As you may be starting to see, the answer to the simple questions one makes about a Covid-19 test result are not that simple to answer!

Plots for different values of $a$ and $b$

Below is an interactive desmos plot of the above plot, with sliders for the sensitivity and specificity $a$, $b$ of the test, so that you can see how they affect the curve that answers the question (1) “I got a negative test result, what are the chances I am really infected?"

(it may be better to open this in its own screen, so if you want to play with it, follow this link)

You can also generate plots for other values of $a$ and $b$ using the TikZ+pgfplots souce file I created to make the figures in this post. You just need to change the numbers in the \pgfmathsetmacro{\SensA}{0.95} and \pgfmathsetmacro{\SpecB}{0.85} (they need to be given in decimal form, not percentages) and run pdflatex on them.

Probability of being infected $p$: pre-test probability

One final thing before wrapping up….

As mentioned above, one should take as $p$ not the percentage of the population that is infected, but take into account the particular situation of the person for which one is interpreting the test.

The person-and-time-specific estimate of $p$ should involve considering at least:

• What % of the population has Covid-19 right now? (not the reported one, but the true expected one). This is the first estimate for $p$.
• Does the person have symptoms? If so, the estimate of $p$ should increase.
• Has the person been in contact with someone with symptoms or that who has tested positive? If so, the estimate of $p$ should increase.
• …

The final $p$ is what is sometimes called the pre-test infection probability. It depends both on the moment of time and on the particular situation of the person. It can only be very roughly estimated.

With it, one can look at the test result and interpret the result accordingly, but it is all based on assumptions and estimates!

Then there are issues about the time of the test and possible time of infection… the values of $a$ and $b$ may change for a specific test if it is “too early” or “too late” to test. Estimates have to be made everywhere…

Desmos Applets again!

Ok, so I think this covers all that was needed to understand what went into generating the desmos plots to figure out the chances that a covid-19 tests results are true or false.

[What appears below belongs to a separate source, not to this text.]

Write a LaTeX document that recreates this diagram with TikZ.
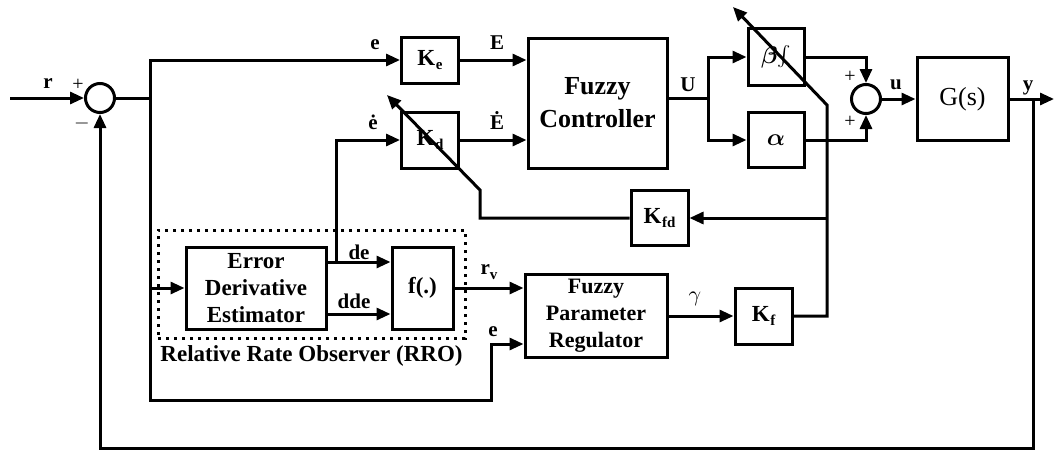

Here they are again. So many moving parts that it is hard to understand what is going on! Try thinking of a specific case you have gone through, and figure out what it would say in that case. Also consider opening the appled in full size by following this link.

What to take from all of this?

• The chances that Covid-19 tests results are true or false depend on:
  • the initial chance of infection $p$ (pre-test chance of infection), and this chance depends both on the moment of time and particular person.
  • the Sensitivity and Specificity of the test.
• Sensitivity and Specificity are conditional probability “quality” parameters for a Covid-19 test that are independent of the population that is being tested.
• Then Sensitivity and Specificity, however, are not completely constant, and may be different if it is “too early” or “too late” to test.
• The chances that Covid-19 tests results are true or false are different if the test results are positive or negative! Maybe this is one of the most important things to take home!